You punch in ‘day pass’, take a deep breath and  insert your credit card. You are issued with a secret code, you are charged one euro, and you have 60 seconds to free your bike from the rack. A refundable deposit of EUR150 is taken from your card, in case you should decide to keep the bike for yourself.

I think they look good, and EUR150 would be a modest price to pay for a comfortable city runabout. But when the Tour de France comes through the town in July, don’t expect to see many of the teams using Rouen Cy’clics.

Cheapskate that I am, I then needed to find another rack within half an hour. If I clic’ed my bike back before then, there would be no further charges.

On the map I found a bike rack by the square where the unfortunate Joan of Arc was burned at the stake for hearing voices. Serious scholars who considered themselves intelligent debated long and hard (and probably some still do) about whether the voices in her head came from God or the Devil.

She was burned, before a change of political climate led other serious scholars to decide she was a saint after all. Sorry for the inconvenience, Joan.

Saint Joan is now honoured by the place where she was burned at the stake.

Rouen was heavily bombed during the WWII Battle of Normandy, and a new church stands in the marketplace.

The church of St Joan was controversial when first built.

I clic’ed another bike from the rack and pedalled on over the cobbled Rouen streets.

No entry, except for bikes.

Just good friends, or is that his lunch?

The great clock and half-timbering.

I took a little break at the Notre Dame Cathedral.

Notre Dame Cathedral, Rouen.

It too has a chapel dedicated to St Jeanne, and has some famous dead residents in Richard I and William I.

Richard the Lionheart

William the Conqueror.

There’s no reason to believe the good-looking, pious chaps depicted in the statues look anything like the real Dick and Bill. Probably the sculptor never saw his subjects.

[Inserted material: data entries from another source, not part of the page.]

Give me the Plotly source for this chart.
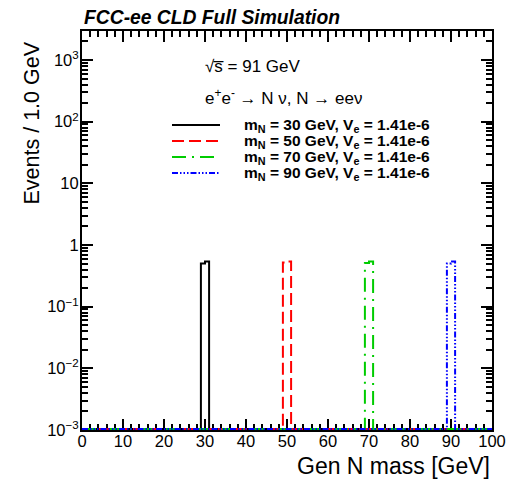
import numpy as np
import plotly.graph_objects as go

# ---- data ----
bin_width = 1.0
x_min, x_max = 0, 100
mass_points = [30, 50, 70, 90]
coupling = ["1.41e-6", "1.41e-6", "1.41e-6", "1.41e-6"]
peak_low_edge = [29, 49, 69, 89]
left_bin_values = [0.50, 0.52, 0.51, 0.50]
right_bin_values = [0.54, 0.54, 0.54, 0.54]
colors = ["#000000", "#ff0000", "#00cc00", "#0000ff"]
dashes = ["solid", "12px,5px", "14px,6px,2px,6px", "6px,2px,1.5px,2px,1.5px,2px,1.5px,2px"]

y_floor = 1e-3          # axis minimum; empty bins are drawn on it
y_floor_draw = 1.04e-3  # keeps the 2px floor line inside the clip area
y_top_log = 3.47

# ---- layout geometry (pixels) ----
W, H = 508, 481
L, R, T, B = 82, 16, 31, 51
PW, PH = W - L - R, H - T - B


def px(xp):
    return (xp - L) / PW


def py(yp):
    return (H - B - yp) / PH


edges = np.arange(x_min, x_max + bin_width, bin_width)
font = "Liberation Sans, Arial, Helvetica, sans-serif"

fig = go.Figure()
legend_rows = [125, 141, 157, 173]
for m, c, lo, vl, vr, col, d, ly in zip(mass_points, coupling, peak_low_edge,
                                        left_bin_values, right_bin_values, colors, dashes,
                                        legend_rows):
    counts = np.zeros(len(edges) - 1)
    i = int((lo - x_min) / bin_width)
    counts[i] = vl
    counts[i + 1] = vr
    y = np.maximum(counts, y_floor_draw)
    y = np.append(y, y[-1])
    label = f"m<sub>N</sub> = {m} GeV, V<sub>e</sub> = {c}"
    fig.add_trace(go.Scatter(
        x=edges, y=y, mode="lines", line=dict(color=col, width=2, dash=d, shape="hv"),
        name=label, showlegend=False,
    ))
    # legend entry (key line + label)
    fig.add_shape(type="line", xref="paper", yref="paper",
                  x0=px(172), x1=px(220), y0=py(ly), y1=py(ly),
                  line=dict(color=col, width=2, dash=d))
    fig.add_annotation(text=f"<b>{label}</b>", xref="paper", yref="paper",
                       x=px(242), y=py(ly), xanchor="left", yanchor="middle",
                       showarrow=False, font=dict(size=15.5, family=font))

decades = list(range(-3, 4))
ytickvals = [10.0 ** k for k in decades]
yticktext = []
for k in decades:
    if k == 0:
        yticktext.append("1")
    elif k == 1:
        yticktext.append("10")
    else:
        yticktext.append("10<sup>" + str(k).replace("-", "\u2212") + "</sup>")
yminor = [j * 10.0 ** k for k in range(-3, 4) for j in range(2, 10)]

fig.update_layout(
    width=W, height=H,
    margin=dict(l=L, r=R, t=T, b=B, autoexpand=False),
    paper_bgcolor="white", plot_bgcolor="white",
    font=dict(family=font, color="black", size=16),
    showlegend=False,
    xaxis=dict(range=[x_min, x_max], showline=True, linecolor="black", linewidth=2,
               mirror="allticks", ticks="inside", ticklen=11, tickwidth=1.5,
               tickcolor="black", dtick=10, tick0=0, showgrid=False, zeroline=False,
               tickfont=dict(size=16.5), automargin=False, layer="below traces",
               ticklabelstandoff=-5,
               minor=dict(ticks="inside", ticklen=6, tickwidth=1.5, dtick=2, tickcolor="black",
                          showgrid=False)),
    yaxis=dict(type="log", range=[-3, y_top_log], showline=True, linecolor="black", linewidth=2,
               mirror="allticks", ticks="inside", ticklen=11, tickwidth=1.5,
               tickcolor="black", tickvals=ytickvals, ticktext=yticktext,
               showgrid=False, zeroline=False, tickfont=dict(size=16.5), automargin=False,
               ticklabelstandoff=-2,
               minor=dict(ticks="inside", ticklen=6, tickwidth=1.5, tickvals=yminor,
                          tickcolor="black", showgrid=False)),
)

fig.add_annotation(text="<b><i>FCC-ee CLD Full Simulation</i></b>", xref="paper", yref="paper",
                   x=0, y=1, xanchor="left", yanchor="bottom", yshift=1, showarrow=False,
                   font=dict(size=19.3, family=font))
fig.add_annotation(text="Events / 1.0 GeV", xref="paper", yref="paper",
                   x=px(31), y=py(40), textangle=-90, xanchor="center",
                   yanchor="top", showarrow=False, font=dict(size=21.5, family=font))
fig.add_annotation(text="Gen N mass [GeV]", xref="paper", yref="paper",
                   x=px(492), y=py(466), xanchor="right", yanchor="middle", showarrow=False,
                   font=dict(size=23, family=font))
fig.add_annotation(text="\u221as\u0305 = 91 GeV", xref="paper", yref="paper",
                   x=px(203), y=py(66), xanchor="left", yanchor="middle",
                   showarrow=False, font=dict(size=17, family=font))
fig.add_annotation(text="e<sup>+</sup>e<sup>-</sup> \u2192 N \u03bd, N \u2192 ee\u03bd",
                   xref="paper", yref="paper",
                   x=px(203), y=py(97), xanchor="left", yanchor="middle",
                   showarrow=False, font=dict(size=17, family=font))

fig.write_html("out.html", config={"displayModeBar": False},
               post_script="document.body.style.margin='0';"
               "document.body.style.padding='0';window.dispatchEvent(new Event('resize'));")
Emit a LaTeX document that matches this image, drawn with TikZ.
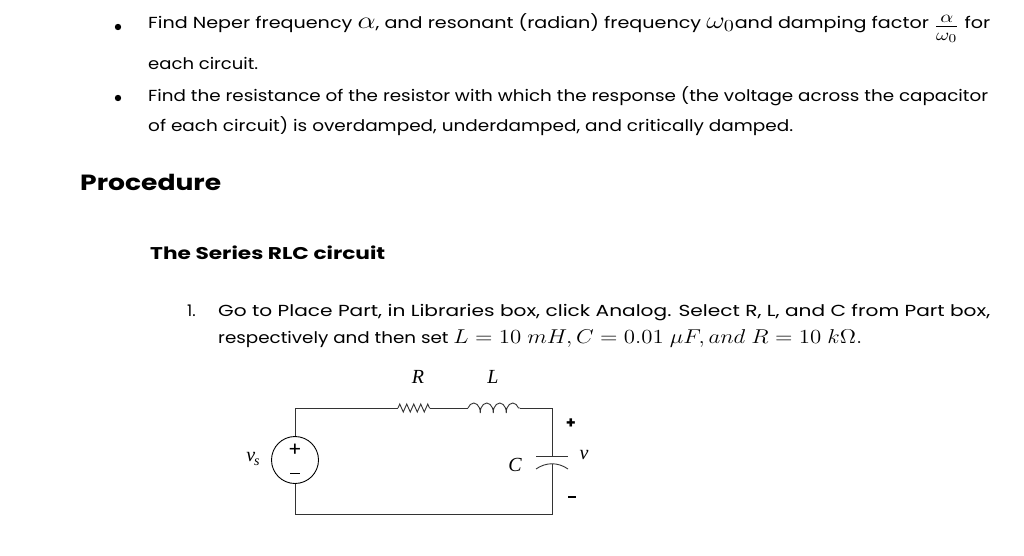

The streets were sometimes crowded…

…but on the bike you can explore the quiet back streets.

I’d had enough of churches for the day, so I just spent a pleasant hour tootling from rack to rack.

The system worked well, the bikes were comfortable and more people should take advantage of the system.

Note too that helmets are not required in Rouen, or anywhere in France.

The writer was the guest of Viking River Cruises.

6 Comments

Filed under Budget travel, Cycling, France

6 responses to “LE TOUR DE ROUEN – Joan of Arc on a bike

  1. Mike

    As of now Rouen is on my French cities I would officially like to visit. Thanks, Richard.

  2. Agnès van Putten-Beloeil

    We were there on a 14th of july some years ago with the familiy. A nice place to visit, to eat in one of the nice restaurants in the old city. We had later a firework on the Seine.
    greetings
    Agnès

  3. Good pictures – the grey weather seems to compliment the buildings don’t you think?
    The charges against Joan were many and serious including witchcraft, blasphemy, fighting a battle on a Sunday and wearing men’s clothes and these plus the other sixty-six almost all carried the death sentence. http://aipetcher.wordpress.com/2011/07/07/a-life-in-a-year-7th-july-cross-dressing-and-st-joan-of-arc/

    • That’s a great post, Andrew and I heartily commend it to anyone who wants to know more about St Joan. My knowledge comes from (forced) study of George Bernard Shaw’s play in Grade 8.

      If she committed sixty-nine capital offences, naturally being burned at the stake was too good for her. And wearing trousers and fighting on Sundays – really those French mademoiselles have no shame!

      Just as well there was a church to enforce justice, thus saving God the trouble of punishing her Himself.